Once again my life refuses to be dull and boring. Most of you know that I had a miscarriage a week ago, that was awful. Apparently my body does not like being pregnant for any real length of time. Hopefully we can find some way of fixing that. I was only 9 1/2 weeks along when I found out last Monday. I went in for a viability screening and 2 things were apparent the minute they started
1. There was no heart beat
2. the baby had not grown since my 7 week Ultrasound
so the MD on call talked briefly with me about my options but since I already had an appt to see my OB the next day I could talk it over in more detail with him. So I went home and 5 hrs later... well it all happened. And it sucked. The odd thing was I was completely fine with it Monday and Tuesday because lets face it, it was not as hard as what we dealt with September a year ago and of course I have a great testimony of eternal families so I didn't worry. Then Wednesday hit... My friend Lori from UT said it best... I had posted on my facebook that regardless of what I had said before today it was not ok. and Lori's response was ...
"I never believed you anyway".
Although I have 'recovered' from the rock bottom I have learned a few things. Heavenly Father trusts me way to much, I sometimes wish he'd love me a little less and they way I grieve makes people think that I get over things really fast when I don't. I've found that I put up walls that are invisible to everyone... including me. At odd times, they start to come crumbling down and I find myself trying to hold it up for some unknown reason.
I would however like to make a list of things NOT to say to people who lose children, whether by miscarriage, or pre-term or thru some accident.
1. You can always adopt. While that may be true it does not make people feel any better to hear it when they are going thru the chaos
2. You know you'll get to raise them/or see them again in the next life. Again this may be true but if someone like me doesn't know this by now they never will. When they are grieving, they know this but that does not mean that Heavenly Father doesn't expects me to be fine and not be sad. Sometimes I just want to be mad and sad for a bit.
However I realize that some people just don't know what to say but a simple "I'm sorry" is sufficient.

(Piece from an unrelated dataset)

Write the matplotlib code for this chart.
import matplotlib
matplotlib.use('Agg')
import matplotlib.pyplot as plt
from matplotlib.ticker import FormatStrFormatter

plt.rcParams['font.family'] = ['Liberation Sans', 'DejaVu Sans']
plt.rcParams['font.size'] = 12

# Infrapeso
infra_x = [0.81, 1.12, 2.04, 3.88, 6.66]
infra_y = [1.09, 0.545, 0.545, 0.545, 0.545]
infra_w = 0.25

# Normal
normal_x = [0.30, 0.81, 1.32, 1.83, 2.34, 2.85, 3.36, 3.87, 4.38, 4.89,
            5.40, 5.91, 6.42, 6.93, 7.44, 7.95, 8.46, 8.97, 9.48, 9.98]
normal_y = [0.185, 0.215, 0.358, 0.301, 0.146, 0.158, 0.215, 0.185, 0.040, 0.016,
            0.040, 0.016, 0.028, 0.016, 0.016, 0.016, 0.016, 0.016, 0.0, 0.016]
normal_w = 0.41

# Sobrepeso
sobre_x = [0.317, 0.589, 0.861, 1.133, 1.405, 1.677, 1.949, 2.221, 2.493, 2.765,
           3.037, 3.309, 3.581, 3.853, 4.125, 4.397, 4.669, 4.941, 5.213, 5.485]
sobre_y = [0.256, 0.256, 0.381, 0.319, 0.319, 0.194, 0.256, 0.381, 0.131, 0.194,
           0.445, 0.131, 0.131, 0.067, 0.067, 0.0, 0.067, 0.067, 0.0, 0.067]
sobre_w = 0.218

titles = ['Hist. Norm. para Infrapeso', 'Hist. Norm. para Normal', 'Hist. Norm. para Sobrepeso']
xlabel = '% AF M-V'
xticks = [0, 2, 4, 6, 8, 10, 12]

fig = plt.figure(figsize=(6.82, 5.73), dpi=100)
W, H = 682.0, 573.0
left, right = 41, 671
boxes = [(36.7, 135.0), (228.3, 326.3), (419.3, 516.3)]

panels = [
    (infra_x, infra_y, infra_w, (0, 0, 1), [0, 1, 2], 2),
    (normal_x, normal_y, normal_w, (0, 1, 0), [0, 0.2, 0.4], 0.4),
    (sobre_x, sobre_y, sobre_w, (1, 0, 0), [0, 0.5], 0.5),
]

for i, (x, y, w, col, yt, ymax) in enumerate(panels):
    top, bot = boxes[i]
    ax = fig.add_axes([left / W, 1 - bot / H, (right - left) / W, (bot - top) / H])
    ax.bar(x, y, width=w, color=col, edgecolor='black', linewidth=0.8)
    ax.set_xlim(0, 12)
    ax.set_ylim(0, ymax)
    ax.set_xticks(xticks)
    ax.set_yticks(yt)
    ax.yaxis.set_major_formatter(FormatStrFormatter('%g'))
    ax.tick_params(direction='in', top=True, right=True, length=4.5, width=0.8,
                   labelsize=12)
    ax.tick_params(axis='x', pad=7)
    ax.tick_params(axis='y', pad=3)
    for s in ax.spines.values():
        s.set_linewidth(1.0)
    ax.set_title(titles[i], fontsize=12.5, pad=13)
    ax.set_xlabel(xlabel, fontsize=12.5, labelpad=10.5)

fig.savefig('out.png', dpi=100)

They try to help you thru and figure they need to say something and often times they put their foot in their mouth and I need to be polite and just say.... thanks not "oh does that taste good?"
So my next list is my top two favorite things said to me last year when I was going thru a grieving process...

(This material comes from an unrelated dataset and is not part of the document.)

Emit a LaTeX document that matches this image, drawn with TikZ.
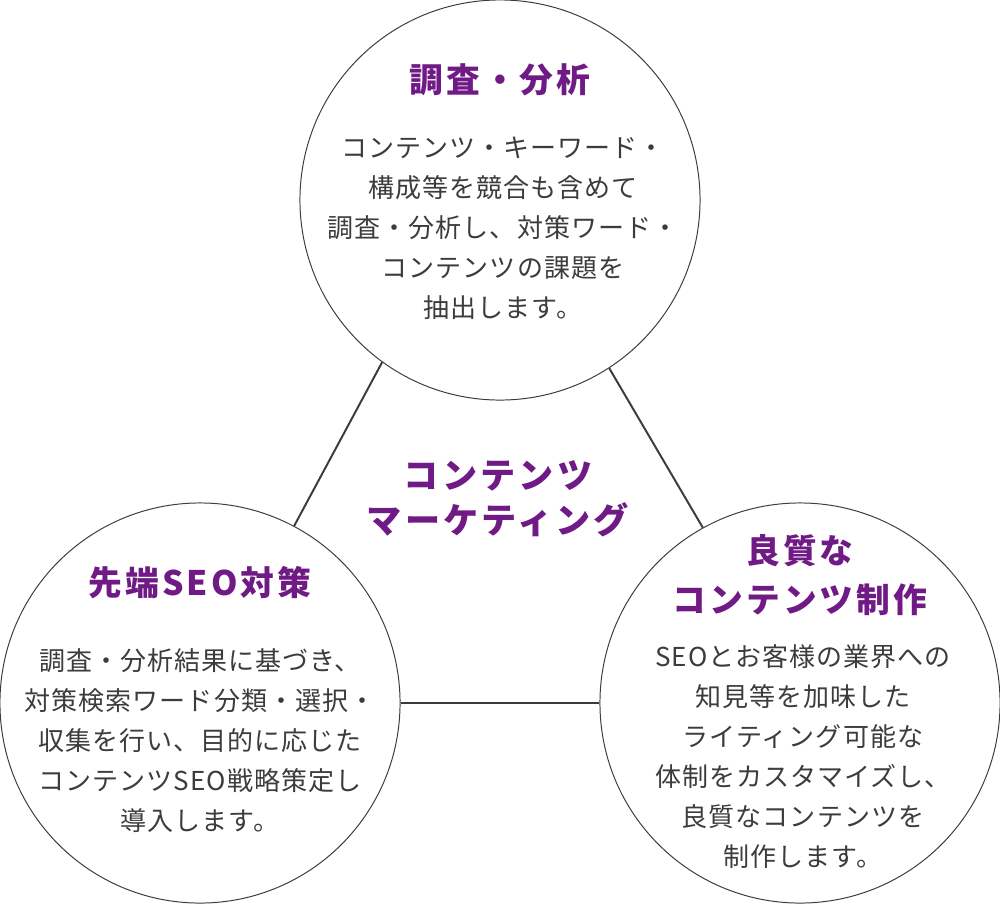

1. After her surgery on a Saturday we went to a reception for 30 min to say hello and we missed the sealing due to the surgery.. a nice lady who mean well put her arm around me and said... "so is your baby still alive?"
2. After our first day back at church after the funeral a lady came up to me and said.. "my dog died last year"
Really, really because I'm supposed to equate your dog with my child... OK
and recently I've heard the adoption thing a few times.
Again I know people try and most people thankfully don't know what it's like to go thru what I have. I truly don't wish this on my worst enemy.
So to end this rambling post... Thank you so much for the thoughts, and prayers and comments of support I really do appreciate all of the love we've received. So thank you if you actually got thru this whole rant. LOVE YOU ALL!